The trial judge herein appointed an attorney to represent the appellant in the proceeding on his application and Mr. West testified at the hearing concerning the proceedings at the trial and in refutation of the allegations of the petition. He stated that during the time he was district attorney a complaint was filed by one of his deputies charging defendant with grand theft; that a subsequent time, and after he, West, left the district attorney's office, defendant came to him and discussed the case with him; that at the commencement of the trial it was not brought to his attention and he did not realize that he was district attorney when the complaint was filed; that during the trial this fact was brought to his attention and after discussing the matter with the court, it was agreed that he proceed with the defense; that defendant, in open court, stated that he was advised of the situation, that he wanted to waive the disqualification and wanted to proceed and have West defend him.
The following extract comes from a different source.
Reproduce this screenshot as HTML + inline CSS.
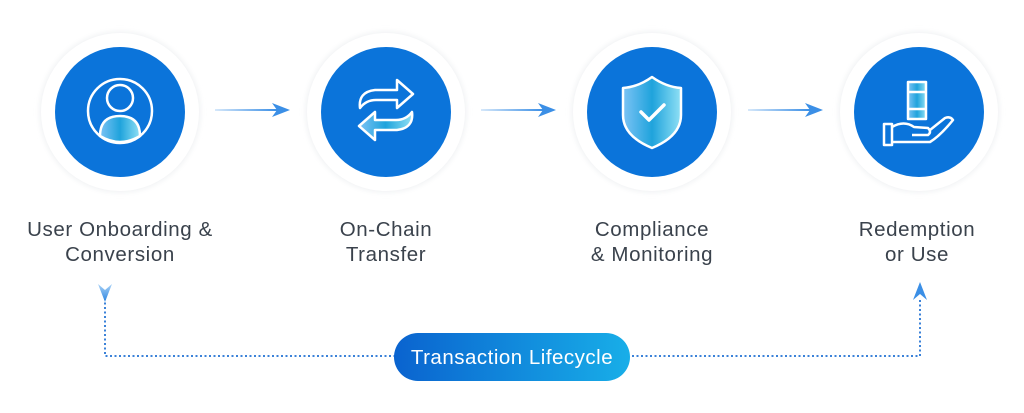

Appellant contends that the hearing was improper because he was not permitted to be present, that he should have been informed of the appointment of counsel and that the court erred in not granting the writ. These contentions are all without merit.

[1] The question of whether appellant should have been allowed to be present at the time of the hearing was a matter within the sound discretion of the trial court. (People v. Kirk, 76 Cal. App. 2d 496, 498 [173 P.2d 367].) [2] Appellant has not accounted for the delay of many years in filing his petition and this fact alone is sufficient to authorize the court to deny the writ, and appellant's request for his personal appearance at the hearing. (People v. O'Connor, 114 Cal. App. 2d 723, 727 [251 P.2d 64].)
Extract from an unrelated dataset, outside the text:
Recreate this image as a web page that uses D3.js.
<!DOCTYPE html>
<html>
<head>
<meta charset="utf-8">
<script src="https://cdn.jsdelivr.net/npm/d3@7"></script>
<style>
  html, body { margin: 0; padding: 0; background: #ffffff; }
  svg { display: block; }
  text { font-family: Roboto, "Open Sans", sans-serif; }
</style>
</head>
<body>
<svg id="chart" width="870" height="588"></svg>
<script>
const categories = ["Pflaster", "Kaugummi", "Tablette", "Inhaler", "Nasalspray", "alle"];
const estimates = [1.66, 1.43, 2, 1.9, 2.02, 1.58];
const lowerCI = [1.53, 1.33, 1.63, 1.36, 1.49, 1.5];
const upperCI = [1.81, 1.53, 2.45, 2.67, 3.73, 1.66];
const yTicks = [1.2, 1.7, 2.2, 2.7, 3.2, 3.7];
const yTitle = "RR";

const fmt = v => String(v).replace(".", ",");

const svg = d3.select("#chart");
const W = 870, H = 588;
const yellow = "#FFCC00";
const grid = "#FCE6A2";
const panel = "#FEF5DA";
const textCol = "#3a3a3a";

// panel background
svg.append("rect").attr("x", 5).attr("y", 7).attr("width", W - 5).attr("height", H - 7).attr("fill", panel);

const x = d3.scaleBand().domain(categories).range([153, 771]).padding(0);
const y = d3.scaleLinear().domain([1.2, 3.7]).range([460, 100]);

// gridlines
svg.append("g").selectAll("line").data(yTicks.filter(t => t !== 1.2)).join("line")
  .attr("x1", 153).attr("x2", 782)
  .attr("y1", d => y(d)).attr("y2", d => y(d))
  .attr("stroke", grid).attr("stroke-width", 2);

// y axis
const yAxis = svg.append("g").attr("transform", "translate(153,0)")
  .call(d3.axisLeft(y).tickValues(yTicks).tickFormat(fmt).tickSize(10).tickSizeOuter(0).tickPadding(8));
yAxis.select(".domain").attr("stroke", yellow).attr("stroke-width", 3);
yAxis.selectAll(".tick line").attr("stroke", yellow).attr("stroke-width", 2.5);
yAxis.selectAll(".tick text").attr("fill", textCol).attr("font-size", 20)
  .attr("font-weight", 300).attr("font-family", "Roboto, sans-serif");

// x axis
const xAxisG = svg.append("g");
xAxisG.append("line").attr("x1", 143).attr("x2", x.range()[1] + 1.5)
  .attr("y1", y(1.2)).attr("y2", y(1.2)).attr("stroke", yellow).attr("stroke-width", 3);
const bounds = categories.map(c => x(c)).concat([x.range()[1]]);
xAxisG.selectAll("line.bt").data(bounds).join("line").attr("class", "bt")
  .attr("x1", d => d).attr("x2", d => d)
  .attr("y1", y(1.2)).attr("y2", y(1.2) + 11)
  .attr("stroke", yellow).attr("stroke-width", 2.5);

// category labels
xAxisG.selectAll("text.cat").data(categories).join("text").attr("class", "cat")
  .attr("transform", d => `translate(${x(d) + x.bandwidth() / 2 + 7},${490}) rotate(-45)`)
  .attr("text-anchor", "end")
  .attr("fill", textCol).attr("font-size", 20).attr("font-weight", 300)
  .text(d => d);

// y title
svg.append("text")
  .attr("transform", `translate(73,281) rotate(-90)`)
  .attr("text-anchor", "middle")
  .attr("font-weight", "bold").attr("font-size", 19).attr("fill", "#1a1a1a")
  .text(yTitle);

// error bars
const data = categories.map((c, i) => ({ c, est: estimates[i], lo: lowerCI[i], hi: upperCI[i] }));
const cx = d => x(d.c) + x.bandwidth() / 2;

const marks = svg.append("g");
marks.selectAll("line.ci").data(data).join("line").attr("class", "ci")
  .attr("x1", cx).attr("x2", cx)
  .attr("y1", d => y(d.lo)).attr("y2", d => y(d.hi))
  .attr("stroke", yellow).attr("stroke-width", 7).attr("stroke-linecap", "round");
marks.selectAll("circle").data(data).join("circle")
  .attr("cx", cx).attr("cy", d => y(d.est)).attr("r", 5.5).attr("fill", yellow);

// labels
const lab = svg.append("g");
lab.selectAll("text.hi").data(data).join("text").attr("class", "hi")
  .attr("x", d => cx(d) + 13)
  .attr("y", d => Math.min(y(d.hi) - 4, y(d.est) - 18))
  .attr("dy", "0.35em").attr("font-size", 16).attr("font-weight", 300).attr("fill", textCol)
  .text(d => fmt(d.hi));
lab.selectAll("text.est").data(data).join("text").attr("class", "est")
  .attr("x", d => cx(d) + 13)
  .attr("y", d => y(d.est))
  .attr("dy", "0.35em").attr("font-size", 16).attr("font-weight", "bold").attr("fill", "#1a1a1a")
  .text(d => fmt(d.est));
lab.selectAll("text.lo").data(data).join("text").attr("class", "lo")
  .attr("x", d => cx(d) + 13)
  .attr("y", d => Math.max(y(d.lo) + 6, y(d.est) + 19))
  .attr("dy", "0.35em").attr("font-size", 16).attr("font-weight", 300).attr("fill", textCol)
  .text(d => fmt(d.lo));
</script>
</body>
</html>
[3] The facts alleged in appellant's petition relative to his counsel were known to him and to the court at the time of the trial and the irregularities, if any, in the conduct of Mr. West or the court at the trial cannot be corrected by the writ sought. [4] As was said in People v. Smith, 109 Cal. *714 App.2d 76, 78 [239 P.2d 903], quoting from People v. Reid, 195 Cal. 249, 258 [232 P. 457, 36 A.L.R. 1435]:

" 'The uniform conclusion of the decisions is that the function of a writ of error coram nobis is to correct an error of fact. It never issues to correct an error of law nor, so far as we have been able to ascertain, has it ever issued to redress an irregularity occurring at the trial, such as misconduct of the jury, or of the court, or of any officer of the court (except under circumstances amounting to extrinsic fraud which in effect deprived the petitioner of a trial upon the merits).' "
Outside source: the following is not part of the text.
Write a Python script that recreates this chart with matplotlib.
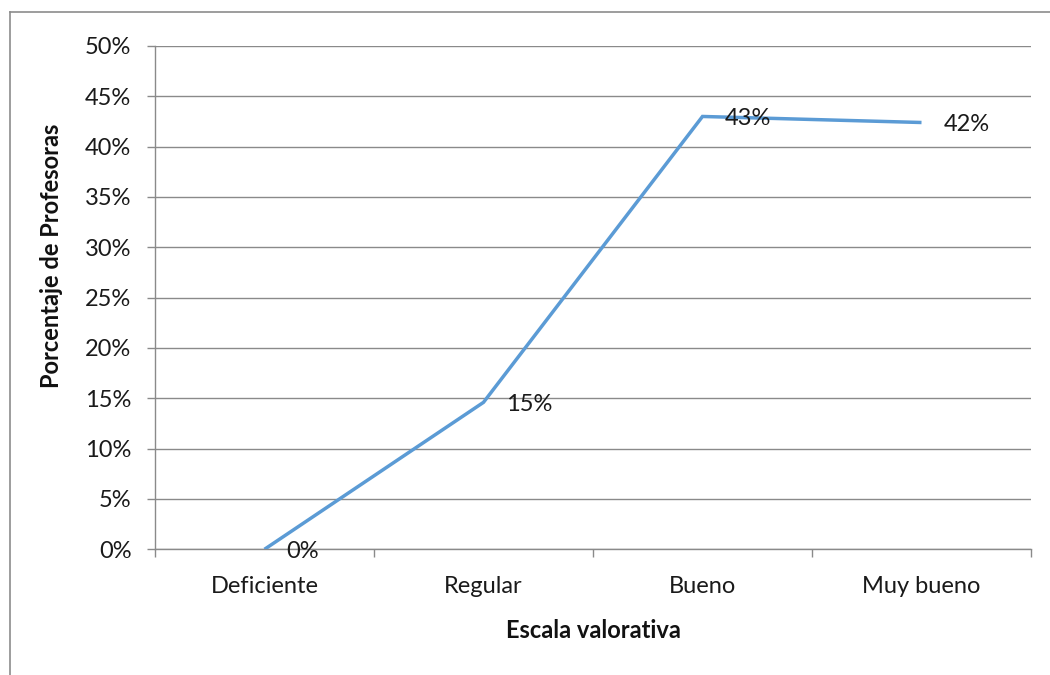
import matplotlib
matplotlib.use("Agg")
import matplotlib.pyplot as plt
from matplotlib.lines import Line2D
from matplotlib.ticker import PercentFormatter, FixedLocator

# Data
categories = ["Deficiente", "Regular", "Bueno", "Muy bueno"]
percentages = [0.0, 0.146, 0.430, 0.424]
y_ticks = [0.0, 0.05, 0.10, 0.15, 0.20, 0.25, 0.30, 0.35, 0.40, 0.45, 0.50]

x_title = "Escala valorativa"
y_title = "Porcentaje de Profesoras"

plt.rcParams["font.family"] = ["Lato", "DejaVu Sans"]

W, H = 1050, 675
fig = plt.figure(figsize=(W / 100, H / 100), dpi=100)
fig.patch.set_facecolor("white")

# Outer chart frame (left and top edges visible)
grey_frame = "#8c8c8c"
fig.add_artist(Line2D([10 / W, 10 / W], [0, 1 - 12 / H], transform=fig.transFigure,
                      color=grey_frame, lw=1.2))
fig.add_artist(Line2D([10 / W, 1], [1 - 12 / H, 1 - 12 / H], transform=fig.transFigure,
                      color=grey_frame, lw=1.2))

left, right, top, bottom = 155, 1031, 46, 549.3
ax = fig.add_axes([left / W, 1 - bottom / H, (right - left) / W, (bottom - top) / H])

grid_col = "#8a8a8a"
txt_col = "#1a1a1a"
fs = 17
xs = list(range(len(categories)))
ax.plot(xs, percentages, color="#5B9BD5", lw=2.5, solid_capstyle="butt",
        solid_joinstyle="miter", zorder=3)

for x, v in zip(xs, percentages):
    ax.annotate(f"{v:.0%}", (x, v), xytext=(16, -1.5), textcoords="offset points",
                ha="left", va="center", fontsize=fs, color=txt_col, zorder=4)

ax.set_xlim(-0.5, len(categories) - 0.5)
ax.set_ylim(0, 0.5)

ax.yaxis.set_major_locator(FixedLocator(y_ticks))
ax.yaxis.set_major_formatter(PercentFormatter(1.0, decimals=0))
ax.grid(axis="y", color=grid_col, lw=1.0, zorder=1)
ax.set_axisbelow(True)

ax.set_xticks(xs)
ax.set_xticklabels(categories)
ax.set_xticks([i - 0.5 for i in range(len(categories) + 1)], minor=True)

for s in ["top", "right"]:
    ax.spines[s].set_visible(False)
for s in ["left", "bottom"]:
    ax.spines[s].set_color(grid_col)
    ax.spines[s].set_linewidth(1.0)

ax.tick_params(axis="y", which="major", length=6, width=1.0, color=grid_col,
               labelsize=fs, labelcolor=txt_col, pad=11)
ax.tick_params(axis="x", which="major", length=0, labelsize=fs,
               labelcolor=txt_col, pad=19)
ax.tick_params(axis="x", which="minor", length=6, width=1.0, color=grid_col)

ax.set_xlabel(x_title, fontsize=fs, fontweight="bold", color="#111111", labelpad=16)
ax.set_ylabel(y_title, fontsize=fs, fontweight="bold", color="#111111")
ax.yaxis.set_label_coords(-0.105, 0.583)

fig.savefig("out.png", dpi=100, facecolor="white")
[5] The adequacy of the defense furnished to appellant by his counsel cannot be here considered and that matter also could have been considered on a hearing of a motion for a new trial or an appeal from the judgment. (People v. Krout, 90 Cal. App. 2d 205, 208 [202 P.2d 635]; People v. Houser, 96 Cal. App. 2d 786, 787 [216 P.2d 171]; People v. Watkins, 92 Cal. App. 2d 375, 376-377 [206 P.2d 1118].) Appellant did not allege in his petition when he discovered the facts alleged therein upon which he relies or that they could not have been discovered by him many years prior to the filing of his petition. [6] As was said in People v. Shorts, 32 Cal. 2d 502, 513 [197 P.2d 330]:

"One who applies for a writ of coram nobis upon a ground such as the one here presented must show that the facts upon which he relies were not known to him and could not in the exercise of due diligence have been discovered by him at any time substantially earlier than the time of his motion for the writ; otherwise he has stated no ground for relief."

Appellant has failed to allege errors which could not have been corrected on a motion for a new trial or on appeal from the judgment and under such circumstances, is not entitled to a writ of error coram nobis.

The order denying the petition for a writ of error coram nobis is affirmed.

Barnard, P. J., and Griffin, J., concurred.